Switzerland’s Healthcare Dilemma: Rising Insurance Premiums and the Quest for Efficiency
Health Insurance Premiums Set to Rise
Switzerland is grappling with a major increase in health insurance premiums, with an average rise of 8.7% expected in 2024. The announcement of this hike has stirred controversy, leading to criticism of Federal Councillor Alain Berset who announced the increase. Health insurance associations, Santésuisse and Curafutura, have expressed their dissatisfaction, accusing Berset and the Federal Department of Home Affairs (EDI), which he heads, of failing to fully utilise potential savings in the health sector. They argue that additional savings could have been achieved, particularly in the area of medication, and propose that the list of healthcare services needs to be revised.

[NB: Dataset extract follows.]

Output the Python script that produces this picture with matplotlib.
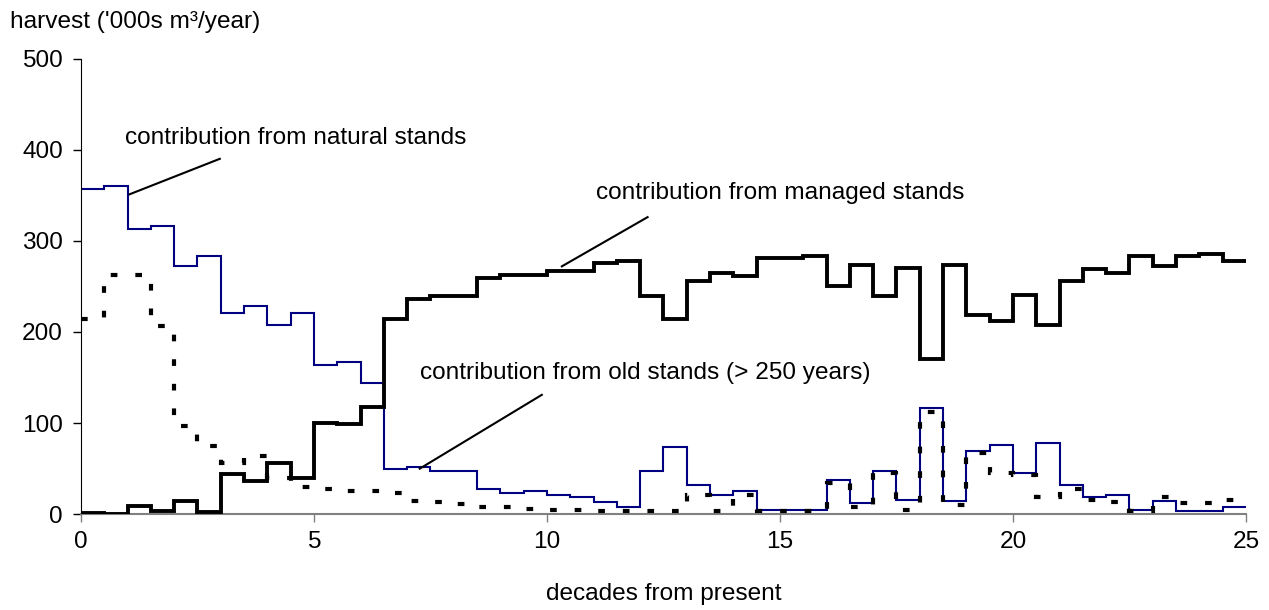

Discontent over Missed Savings Opportunities
Curafutura blames the postponed reforms for the current predicament faced by premium payers. The EDI is accused of not adequately utilising its capacity to decrease costs. Curafutura is specifically discontented with how the EDI is promoting margin revision. The association believes that if properly executed, this would ensure that pharmacists and doctors do not earn significantly more from the original drug than from the generic version, leading to an immediate cost reduction of 60 million francs. Additionally, they argue that increased distribution of generic drugs could have saved several hundred million francs more.
Potential Cost Reduction Strategies
Curafutura also suggests that the introduction of the Tardoc doctor’s tariff could help lower costs. The association believes that revisiting the list of services in compulsory basic insurance also has potential, as it covers 98% of all services. On the other hand, Santésuisse demands an immediate halt to the expansion of the list of services. According to them, significant cost increases in medication, care, psychotherapy, and physiotherapy in 2023 justify the 8.7% increase in 2024.
Reforms: The Need of the Hour
Santésuisse underlines the need for reforms, such as reducing laboratory tariffs and medication prices to match the level of other European countries, and promoting the use of generic drugs. They estimate these measures would save well over a billion francs. In the medium and long term, they call for significant improvements in supply planning by the cantons at hospitals and among doctors.
The Larger Picture
As the debate over health insurance premiums rages on, it is important to remember the larger picture. The healthcare system is a complex entity, influenced by a wide variety of factors including the cost of medication, the availability and use of generic drugs, and the scope and efficiency of healthcare services. While the proposed increase in premiums puts additional financial strain on the Swiss public, it also highlights the urgent need for reforms and more efficient practices in the health sector. But the road to reform is fraught with challenges, and it will require a concerted effort from all stakeholders to navigate this path successfully.